Goal of the exercise:
Make an exact copy, from the records below, of the lines from the line containing "Generate a Python" to the line containing "3430.2858, 3430.2853, 3430.2851]", both lines included, excluding pictures.

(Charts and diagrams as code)
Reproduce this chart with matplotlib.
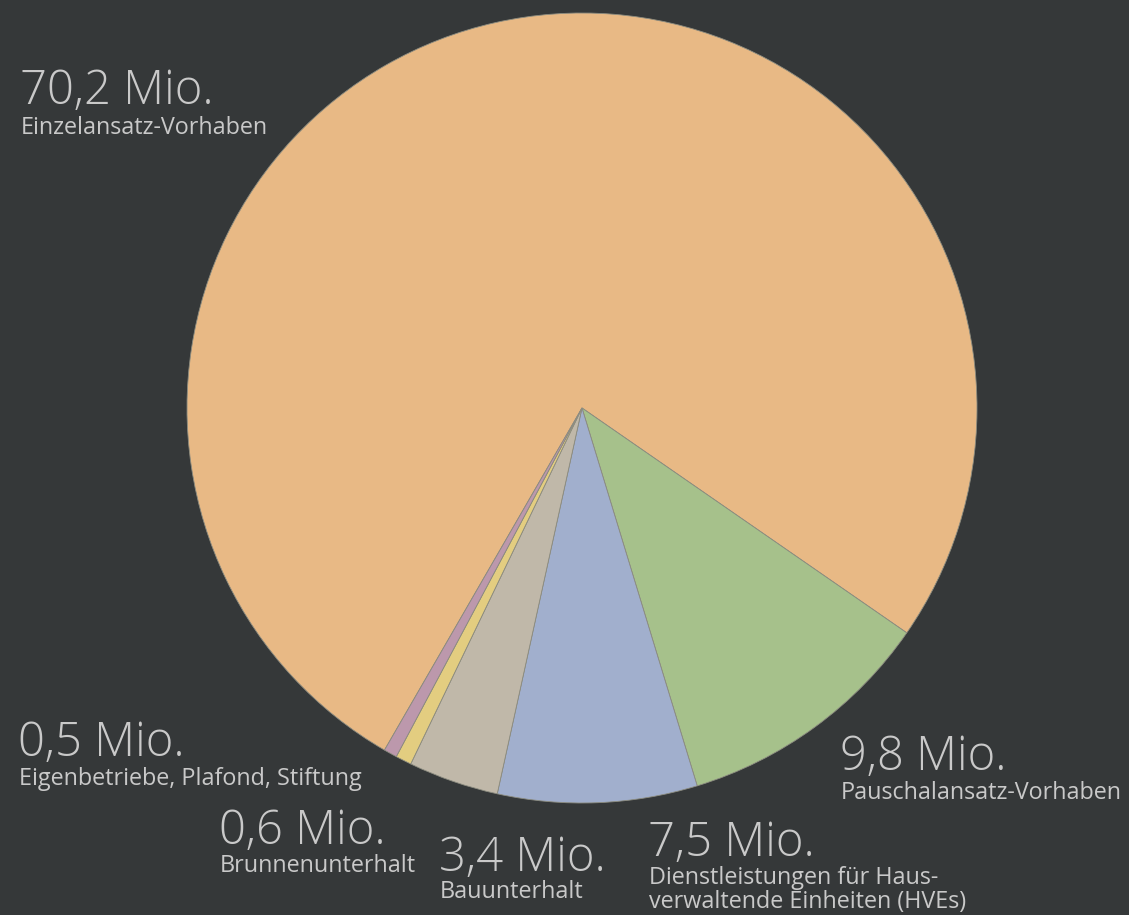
import matplotlib.pyplot as plt

# Data (Mio. CHF)
values = [70.2, 9.8, 7.5, 3.4, 0.6, 0.5]
amounts = ['70,2 Mio.', '9,8 Mio.', '7,5 Mio.', '3,4 Mio.', '0,6 Mio.', '0,5 Mio.']
names = ['Einzelansatz-Vorhaben', 'Pauschalansatz-Vorhaben',
         'Dienstleistungen für Haus-\nverwaltende Einheiten (HVEs)',
         'Bauunterhalt', 'Brunnenunterhalt', 'Eigenbetriebe, Plafond, Stiftung']
colors = ['#E8B985', '#A6C18B', '#A1AFCD', '#C0B8A9', '#E3CD80', '#BC98AC']

# label anchors in pixels from top-left: (x, amount baseline, name last-line baseline)
label_pos = [(20, 104, 134), (840, 770, 799), (648, 856, 908),
             (439, 871, 898), (219, 844, 872), (18, 756, 785)]

bg = '#353839'
txt = '#C9C9C9'

plt.rcParams['font.family'] = ['Open Sans', 'DejaVu Sans']

W, H = 1129, 915
fig = plt.figure(figsize=(W / 100, H / 100), dpi=100, facecolor=bg)
ax = fig.add_axes([0, 0, 1, 1])
ax.set_facecolor(bg)

ax.pie(values, colors=colors, startangle=240, counterclock=False,
       center=(582, H - 408), radius=395, frame=True,
       wedgeprops=dict(edgecolor='#8c8c80', linewidth=0.6))
ax.set_xlim(0, W)
ax.set_ylim(0, H)
ax.axis('off')

for amt, name, (x, y1, y2) in zip(amounts, names, label_pos):
    ax.text(x, H - y1, amt, fontsize=34, color=txt, fontweight='light',
            ha='left', va='baseline')
    ax.text(x + 1, H - y2, name, fontsize=16.8, color=txt,
            ha='left', va='baseline', linespacing=0.98)

fig.savefig('out.png', dpi=100, facecolor=bg)
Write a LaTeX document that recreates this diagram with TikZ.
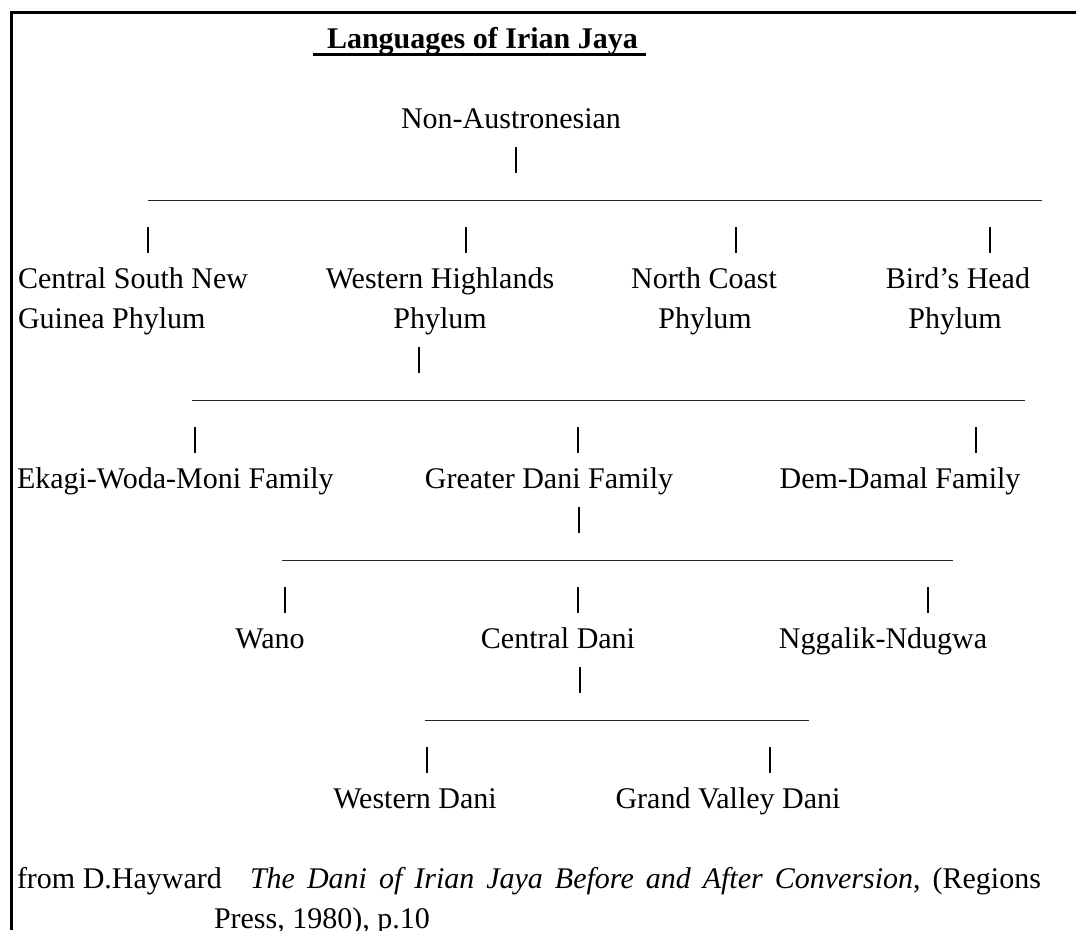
\documentclass[tikz,border=0pt]{standalone}
\usepackage{fontspec}
\setmainfont{Liberation Serif}
\begin{document}
\begin{tikzpicture}[x=1pt,y=-1pt,
  txt/.style={inner sep=0pt, outer sep=0pt, font=\fontsize{30}{40}\selectfont},
  frameline/.style={line width=3pt, black},
  hline/.style={line width=1.3pt, black!85},
  vbar/.style={line width=1.2pt, black},
  boldbar/.style={line width=2.4pt, black}]
\useasboundingbox (0,0) rectangle (1076,930);
% frame
\coordinate (fr1) at (1076,12);
\coordinate (fr2) at (11.5,12);
\coordinate (fr3) at (11.5,930);
\draw[frameline] (fr1) -- (fr2) -- (fr3);
% title
\node[txt, anchor=base west, font=\fontsize{30}{40}\selectfont\bfseries] (title) at (327,48) {Languages of Irian Jaya};
\coordinate (ul1) at (313,54.5);
\coordinate (ul2) at (646,54.5);
\draw[line width=3pt] (ul1) -- (ul2);
% level 0
\node[txt, anchor=base] (nonaus) at (511,128) {Non-Austronesian};
% level 1
\node[txt, anchor=base west] (csng) at (18,288) {Central South New};
\node[txt, anchor=base west] (csng2) at (18,328) {Guinea Phylum};
\node[txt, anchor=base] (wh) at (440,288) {Western Highlands};
\node[txt, anchor=base] (wh2) at (440,328) {Phylum};
\node[txt, anchor=base] (nc) at (704,288) {North Coast};
\node[txt, anchor=base] (nc2) at (705,328) {Phylum};
\node[txt, anchor=base] (bh) at (958,288) {Bird's Head};
\node[txt, anchor=base] (bh2) at (955,328) {Phylum};
% level 2
\node[txt, anchor=base west] (ekagi) at (17,488) {Ekagi-Woda-Moni Family};
\node[txt, anchor=base] (gdani) at (549,488) {Greater Dani Family};
\node[txt, anchor=base] (demdamal) at (900,488) {Dem-Damal Family};
% level 3
\node[txt, anchor=base] (wano) at (270,648) {Wano};
\node[txt, anchor=base] (cdani) at (558,648) {Central Dani};
\node[txt, anchor=base] (nggalik) at (883,648) {Nggalik-Ndugwa};
% level 4
\node[txt, anchor=base] (wdani) at (415,808) {Western Dani};
\node[txt, anchor=base] (gvdani) at (728,808) {Grand Valley Dani};
% citation
\node[txt, anchor=base west] (cite1) at (17,888) {from D.Hayward};
\node[txt, anchor=base west] (cite2) at (250,888) {\spaceskip=12pt\textit{The Dani of Irian Jaya Before and After Conversion}, (Regions};
\node[txt, anchor=base west] (cite3) at (214,928) {Press, 1980), p.10};
% horizontal rules
\coordinate (h1a) at (148,200.5); \coordinate (h1b) at (1042,200.5);
\coordinate (h2a) at (192,400.5); \coordinate (h2b) at (1025,400.5);
\coordinate (h3a) at (282,560.5); \coordinate (h3b) at (953,560.5);
\coordinate (h4a) at (425,720.5); \coordinate (h4b) at (809,720.5);
\draw[hline] (h1a) -- (h1b);
\draw[hline] (h2a) -- (h2b);
\draw[hline] (h3a) -- (h3b);
\draw[hline] (h4a) -- (h4b);
% vertical bars
\coordinate (v0t) at (516,147); \coordinate (v0b) at (516,173);
\draw[boldbar] (v0t) -- (v0b);
\foreach \n/\x/\b in {a/148/248, b/466/248, c/736/248, d/990/248,
                      e/419/368,
                      f/195/448, g/578/448, h/976/448,
                      i/579/528,
                      j/285/608, k/578/608, l/928/608,
                      m/580/688,
                      n/427/768, o/770/768}{
  \coordinate (\n t) at (\x,\b-21);
  \coordinate (\n b) at (\x,\b+5);
  \draw[vbar] (\n t) -- (\n b);
}
\end{tikzpicture}
\end{document}
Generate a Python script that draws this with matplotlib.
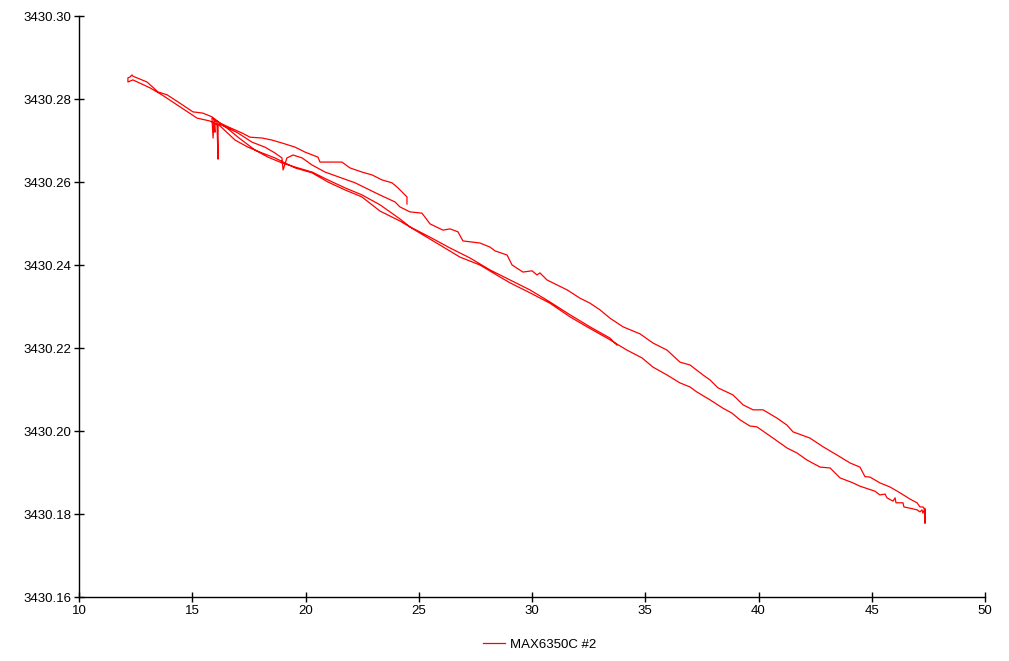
import numpy as np
import matplotlib.pyplot as plt
from matplotlib.ticker import MultipleLocator, FormatStrFormatter

# leg 1: start at ~24.5 C, cooling down to ~12.2 C
temp_leg1 = [24.48, 24.48, 24.08, 23.82, 23.38, 22.94, 22.49, 21.96, 21.61, 21.17, 20.64, 20.55,
             19.98, 19.54, 18.96, 18.52, 18.08, 17.55, 17.20, 16.58, 16.23, 15.87, 15.47, 15.03,
             14.37, 13.89, 13.49, 13.00, 12.38, 12.34, 12.25, 12.16]
freq_leg1 = [3430.2547, 3430.2564, 3430.2586, 3430.2598, 3430.2605, 3430.2617, 3430.2624, 3430.2634,
             3430.2648, 3430.2648, 3430.2648, 3430.2660, 3430.2672, 3430.2684, 3430.2694, 3430.2701,
             3430.2706, 3430.2708, 3430.2718, 3430.2733, 3430.2742, 3430.2757, 3430.2766, 3430.2769,
             3430.2793, 3430.2810, 3430.2817, 3430.2841, 3430.2855, 3430.2858, 3430.2853, 3430.2851]

# leg 2: heating from ~12.2 C up to ~47.4 C
temp_leg2 = [12.16, 12.38, 13.13, 13.66, 14.46, 15.21, 15.78, 16.23, 16.89, 17.46, 18.08, 18.65,
             19.09, 19.54, 20.29, 20.99, 21.74, 22.49, 23.29, 24.17, 25.05, 25.94, 26.82, 27.70,
             28.59, 29.03, 29.91, 30.79, 31.68, 32.43, 33.31, 34.19, 34.86, 35.34, 35.96, 36.53,
             36.98, 37.28, 37.86, 38.43, 38.83, 39.18, 39.62, 39.93, 40.64, 41.26, 41.70, 42.14,
             42.72, 43.16, 43.60, 44.17, 44.48, 45.14, 45.36, 45.59, 45.67, 45.94, 46.03, 46.07,
             46.38, 46.42, 46.69, 47.00, 47.13, 47.22, 47.26, 47.35, 47.35]
freq_leg2 = [3430.2841, 3430.2846, 3430.2827, 3430.2810, 3430.2781, 3430.2754, 3430.2747, 3430.2735,
             3430.2701, 3430.2684, 3430.2670, 3430.2658, 3430.2646, 3430.2634, 3430.2622, 3430.2600,
             3430.2581, 3430.2564, 3430.2530, 3430.2506, 3430.2477, 3430.2448, 3430.2419, 3430.2400,
             3430.2371, 3430.2357, 3430.2333, 3430.2308, 3430.2275, 3430.2251, 3430.2224, 3430.2195,
             3430.2176, 3430.2154, 3430.2135, 3430.2116, 3430.2106, 3430.2094, 3430.2075, 3430.2055,
             3430.2043, 3430.2027, 3430.2012, 3430.2010, 3430.1983, 3430.1959, 3430.1947, 3430.1930,
             3430.1913, 3430.1911, 3430.1887, 3430.1875, 3430.1867, 3430.1855, 3430.1846, 3430.1848,
             3430.1839, 3430.1831, 3430.1839, 3430.1827, 3430.1827, 3430.1817, 3430.1814, 3430.1810,
             3430.1805, 3430.1810, 3430.1802, 3430.1814, 3430.1778]

# leg 3: cooling from ~47.4 C back to ~16 C
temp_leg3 = [47.35, 47.26, 47.13, 47.00, 46.69, 46.25, 45.81, 45.36, 44.92, 44.70, 44.48, 44.04,
             43.47, 42.85, 42.27, 41.52, 41.26, 40.82, 40.20, 39.76, 39.32, 38.87, 38.21, 37.86,
             37.55, 36.98, 36.53, 35.96, 35.34, 34.77, 34.02, 33.44, 33.00, 32.56, 32.12, 31.55,
             31.10, 30.66, 30.35, 30.22, 30.00, 29.60, 29.12, 28.90, 28.37, 28.15, 27.70, 26.95,
             26.73, 26.38, 26.07, 25.50, 25.14, 24.61, 24.17, 23.95, 23.20, 22.19, 20.86, 20.29,
             19.85, 19.45, 19.18, 19.01, 18.96, 18.65, 18.21, 17.64, 17.02, 16.58, 16.31, 16.14,
             16.14, 16.09, 16.00, 16.00, 15.96, 15.92, 15.87]
freq_leg3 = [3430.1810, 3430.1817, 3430.1817, 3430.1827, 3430.1836, 3430.1851, 3430.1865, 3430.1875,
             3430.1889, 3430.1890, 3430.1913, 3430.1923, 3430.1942, 3430.1962, 3430.1983, 3430.1998,
             3430.2014, 3430.2031, 3430.2051, 3430.2051, 3430.2063, 3430.2087, 3430.2104, 3430.2123,
             3430.2135, 3430.2159, 3430.2166, 3430.2195, 3430.2212, 3430.2234, 3430.2251, 3430.2272,
             3430.2292, 3430.2308, 3430.2320, 3430.2340, 3430.2352, 3430.2364, 3430.2381, 3430.2376,
             3430.2386, 3430.2383, 3430.2400, 3430.2424, 3430.2434, 3430.2443, 3430.2453, 3430.2458,
             3430.2480, 3430.2487, 3430.2484, 3430.2499, 3430.2525, 3430.2528, 3430.2540, 3430.2552,
             3430.2571, 3430.2598, 3430.2624, 3430.2641, 3430.2658, 3430.2665, 3430.2658, 3430.2629,
             3430.2658, 3430.2670, 3430.2684, 3430.2696, 3430.2718, 3430.2730, 3430.2737, 3430.2740,
             3430.2655, 3430.2745, 3430.2747, 3430.2720, 3430.2752, 3430.2706, 3430.2754]

# leg 4: heating again from ~16 C, ends at ~33.8 C
temp_leg4 = [15.87, 16.14, 16.58, 17.02, 17.77, 18.34, 18.96, 19.54, 20.29, 20.99, 21.74, 22.49,
             23.29, 24.17, 24.61, 25.50, 26.38, 27.26, 28.15, 29.03, 29.91, 30.79, 31.68, 32.56,
             33.44, 33.75]
freq_leg4 = [3430.2754, 3430.2745, 3430.2728, 3430.2708, 3430.2677, 3430.2660, 3430.2646, 3430.2636,
             3430.2624, 3430.2605, 3430.2586, 3430.2569, 3430.2545, 3430.2511, 3430.2492, 3430.2467,
             3430.2441, 3430.2417, 3430.2388, 3430.2364, 3430.2340, 3430.2311, 3430.2280, 3430.2251,
             3430.2224, 3430.2207]

temp = np.concatenate([temp_leg1, temp_leg2, temp_leg3, temp_leg4])
freq = np.concatenate([freq_leg1, freq_leg2, freq_leg3, freq_leg4])

plt.rcParams["font.family"] = "Liberation Sans"

fig = plt.figure(figsize=(10.09, 6.61), dpi=100, facecolor="white")
ax = fig.add_axes([79 / 1009, 1 - 597 / 661, (985 - 79) / 1009, (597 - 16) / 661])

line, = ax.plot(temp, freq, color="#FF0000", linewidth=0.9, label="MAX6350C #2")

ax.set_xlim(10, 50)
ax.set_ylim(3430.16, 3430.30)
ax.xaxis.set_major_locator(MultipleLocator(5))
ax.yaxis.set_major_locator(MultipleLocator(0.02))
ax.yaxis.set_major_formatter(FormatStrFormatter("%.2f"))
ax.ticklabel_format(useOffset=False, axis="x")

for side in ["top", "right"]:
    ax.spines[side].set_visible(False)
for side in ["left", "bottom"]:
    ax.spines[side].set_linewidth(1.0)
    ax.spines[side].set_color("black")

ax.tick_params(direction="inout", length=7, width=1, labelsize=9.5, colors="black", pad=2)

fig.legend(handles=[line], loc="center", bbox_to_anchor=(0.535, 0.025), frameon=False,
           fontsize=9.5, handlelength=1.6, handletextpad=0.4)

fig.savefig("out.png", dpi=100)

Exercise response:
Generate a Python script that draws this with matplotlib.
import numpy as np
import matplotlib.pyplot as plt
from matplotlib.ticker import MultipleLocator, FormatStrFormatter

# leg 1: start at ~24.5 C, cooling down to ~12.2 C
temp_leg1 = [24.48, 24.48, 24.08, 23.82, 23.38, 22.94, 22.49, 21.96, 21.61, 21.17, 20.64, 20.55,
             19.98, 19.54, 18.96, 18.52, 18.08, 17.55, 17.20, 16.58, 16.23, 15.87, 15.47, 15.03,
             14.37, 13.89, 13.49, 13.00, 12.38, 12.34, 12.25, 12.16]
freq_leg1 = [3430.2547, 3430.2564, 3430.2586, 3430.2598, 3430.2605, 3430.2617, 3430.2624, 3430.2634,
             3430.2648, 3430.2648, 3430.2648, 3430.2660, 3430.2672, 3430.2684, 3430.2694, 3430.2701,
             3430.2706, 3430.2708, 3430.2718, 3430.2733, 3430.2742, 3430.2757, 3430.2766, 3430.2769,
             3430.2793, 3430.2810, 3430.2817, 3430.2841, 3430.2855, 3430.2858, 3430.2853, 3430.2851]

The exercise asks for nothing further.